North Northamptonshire Council was wrong, high court judge rules
Campaigners have won their judicial review as a judge finds the unitary authority was wrong to let protected trees in Wellingborough be pulled down by developers
By Sarah Ward
North Northamptonshire Council should not have let the saws anywhere near the protected lime trees in Wellingborough, a judge has ruled.
16 trees were cut down and four people arrested last winter after the developer building the town’s Stanton Cross development ploughed ahead with plans despite not having the legal right to.
The council, which is the planning authority, had allowed the felling to go ahead, despite assertions by the public that the developer was acting unlawfully by doing so as the trees had a protection order. They were pulled down as part of preparatory works for a new access road to the Stanton Cross estate.
Yesterday high court judge Dan Kolinsky ruled that the council had acted incorrectly.
The legal action had been brought by the Wellingborough Walks Action Group, which raised £70,000 from local people to challenge through the court whether the council had acted within the law.
More than 30 trees still remain standing and the developer has submitted a new application last month to fell them. It will now be for NNC to decide which of the remaining trees can be saved.

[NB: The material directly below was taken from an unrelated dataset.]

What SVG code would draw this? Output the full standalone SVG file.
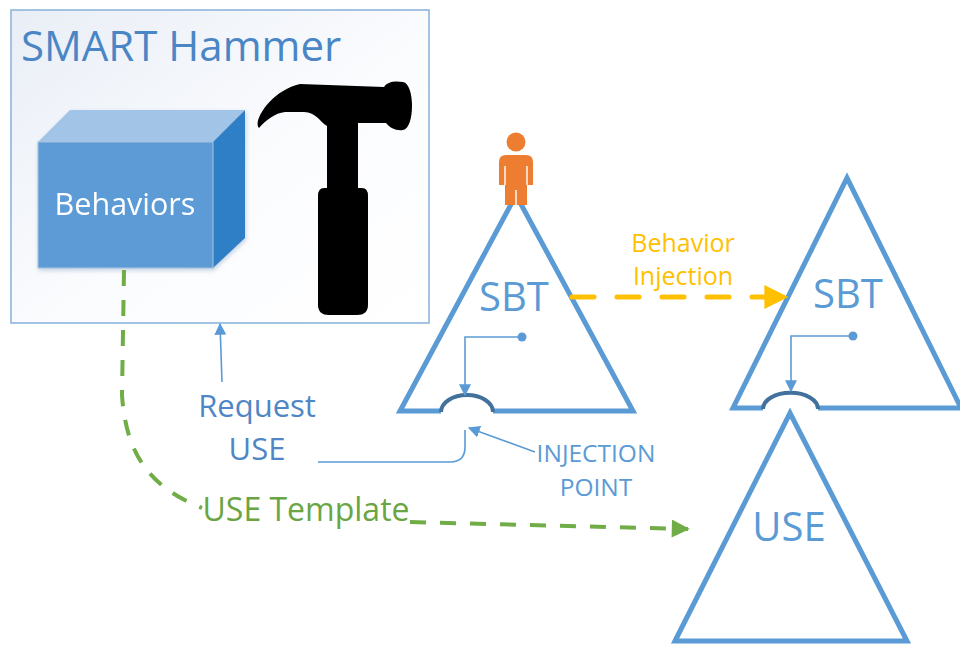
<svg xmlns="http://www.w3.org/2000/svg" width="960" height="645" viewBox="0 0 960 645">
  <defs>
    <linearGradient id="boxFill" x1="0" y1="0" x2="1" y2="1">
      <stop offset="0" stop-color="#e9eef6"/>
      <stop offset="0.55" stop-color="#fbfcfe"/>
      <stop offset="1" stop-color="#ffffff"/>
    </linearGradient>
    <filter id="soft" x="-10%" y="-10%" width="130%" height="130%">
      <feDropShadow dx="1" dy="2" stdDeviation="2" flood-color="#8aa8c8" flood-opacity="0.5"/>
    </filter>
    <marker id="arrBlueSm" viewBox="0 0 10 10" refX="9" refY="5" markerWidth="12" markerHeight="12" markerUnits="userSpaceOnUse" orient="auto">
      <path d="M0,0 L10,5 L0,10 Z" fill="#5b9bd5"/>
    </marker>
    <marker id="arrYellow" viewBox="0 0 10 10" refX="9" refY="5" markerWidth="26" markerHeight="24" markerUnits="userSpaceOnUse" orient="auto">
      <path d="M0,0 L10,5 L0,10 Z" fill="#ffc000"/>
    </marker>
    <marker id="arrGreen" viewBox="0 0 10 10" refX="9" refY="5" markerWidth="22" markerHeight="18" markerUnits="userSpaceOnUse" orient="auto">
      <path d="M0,0 L10,5 L0,10 Z" fill="#70ad47"/>
    </marker>
  </defs>
  <style>
    text { font-family: "Open Sans", "Liberation Sans", sans-serif; }
    .tri { fill: none; stroke: #5b9bd5; stroke-width: 5; stroke-linejoin: miter; }
    .bump { fill: none; stroke: #41719c; stroke-width: 4; }
    .thin { fill: none; stroke: #5b9bd5; stroke-width: 1.6; }
    .big { font-size: 40px; fill: #5b9bd5; text-anchor: middle; }
    .lbl { font-size: 31px; fill: #4f86c6; text-anchor: middle; }
    .inj { font-size: 24.5px; fill: #5b9bd5; text-anchor: middle; }
    .beh { font-size: 25px; fill: #ffc000; text-anchor: middle; }
    .green-dash { fill: none; stroke: #70ad47; stroke-width: 4; stroke-dasharray: 16 14; }
  </style>

  <rect width="960" height="645" fill="#ffffff"/>

  <!-- SMART Hammer container -->
  <g id="smart-hammer">
    <rect x="11" y="10" width="418" height="313" fill="url(#boxFill)" stroke="#8fb6de" stroke-width="1.6"/>
    <text x="21" y="61" font-size="42" fill="#4a86c5">SMART Hammer</text>
    <!-- hammer silhouette -->
    <path fill="#000000" d="M259,128 C252,121 272,90 300,84 L384,87 C388,81 396,81 403,82 C415,84 415,128 403,130 C396,131 390,128 386,123 L358,123 L358,188 L362,188 Q368,188 368,196 L368,305 Q368,315 357,315 L329,315 Q318,315 318,305 L318,196 Q318,188 324,188 L327,188 L327,126 C320,122 316,112 304,112 L285,112 C275,113 266,120 259,128 Z"/>
  </g>

  <!-- Behaviors cube -->
  <g id="behaviors" filter="url(#soft)">
    <polygon points="38,142 70,110 245,110 213,142" fill="#a2c5e7"/>
    <polygon points="213,142 245,110 245,238 213,268" fill="#2f7fc6"/>
    <rect x="38" y="142" width="175" height="126" fill="#5b9bd5" stroke="#a9c4dd" stroke-width="1"/>
    <text x="125" y="215" font-size="30.5" fill="#ffffff" text-anchor="middle">Behaviors</text>
  </g>

  <!-- left SBT tree with its injection point -->
  <g id="sbt-left">
    <path class="tri" d="M441,411 L400,411 L516,195 L633,411 L493,411"/>
    <path class="bump" d="M441,412 A26,17 0 0 1 493,412"/>
    <text class="big" x="514" y="311">SBT</text>
    <circle cx="522" cy="337" r="4.5" fill="#5b9bd5"/>
  </g>

  <!-- user on top of the left tree -->
  <g id="user" fill="#ed7d31">
    <circle cx="516" cy="142" r="9.5"/>
    <path d="M499,162 Q499,155 506,155 L526,155 Q533,155 533,162 L533,185 L527,185 L527,205 L505,205 L505,185 L499,185 Z"/>
    <path d="M505,166 L505,185 M527,166 L527,185 M516,190 L516,206" stroke="#ffffff" stroke-width="1.4" fill="none"/>
  </g>

  <!-- right SBT tree -->
  <g id="sbt-right">
    <path class="tri" d="M763,408 L733,408 L847,178 L961,408 L818,408"/>
    <path class="bump" d="M763,409 A27,16 0 0 1 818,409"/>
    <text class="big" x="848" y="308">SBT</text>
    <circle cx="853" cy="336" r="4.5" fill="#5b9bd5"/>
  </g>

  <!-- USE tree plugged into the right SBT -->
  <g id="use">
    <path class="tri" d="M675,641 L790,413 L907,641 Z"/>
    <text class="big" x="789" y="541">USE</text>
  </g>

  <!-- free labels -->
  <g id="labels">
    <text class="lbl" x="257" y="417">Request</text>
    <text class="lbl" x="257" y="460">USE</text>
    <text class="inj" x="596" y="462">INJECTION</text>
    <text class="inj" x="596" y="496">POINT</text>
    <text class="beh" x="683" y="252">Behavior</text>
    <text class="beh" x="683" y="285">Injection</text>
    <text x="306" y="521" font-size="32" fill="#6aa544" text-anchor="middle">USE Template</text>
  </g>

  <!-- connectors -->
  <g id="connectors">
    <path class="thin" d="M522,337 L465,337 L465,395" marker-end="url(#arrBlueSm)"/>
    <path class="thin" d="M853,336 L791,336 L791,391" marker-end="url(#arrBlueSm)"/>
    <path class="thin" d="M222,382 L220,324" marker-end="url(#arrBlueSm)"/>
    <path class="thin" d="M318,462 L450,462 Q465,462 465,447 L465,430"/>
    <path class="thin" d="M535,452 L469,428" marker-end="url(#arrBlueSm)"/>
    <path d="M572,297 L786,297" fill="none" stroke="#ffc000" stroke-width="5" stroke-linecap="round" stroke-dasharray="22 23" marker-end="url(#arrYellow)"/>
    <path class="green-dash" d="M124,270 L122,395 C126,455 150,487 202,508"/>
    <path class="green-dash" d="M410,522 L688,529" marker-end="url(#arrGreen)"/>
  </g>
</svg>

Campaigner Marion Turner Hawes, who spearheaded the efforts to hold the council to account said yesterday after the ruling that the council’s ‘baseless justifications’ given at the time had been exposed:
She said:
“This is an incredible victory for the people of our town. We have taken on the Council and the developer and shown them that our heritage, our environment, and our communities, are at the heart of who we are and what is important to us, and that as a community we are determined that our natural heritage needs to be cherished and protected.
“With the judgement today we feel vindicated in our determination and approach to save the protected trees on the Walks and in our assertion that by felling 16 of the protected trees last year, without the of benefit an exception applying at the time, the developer (Stanton Cross Developments LLP) acted unlawfully and North Northants Council stood back and allowed it to happen.”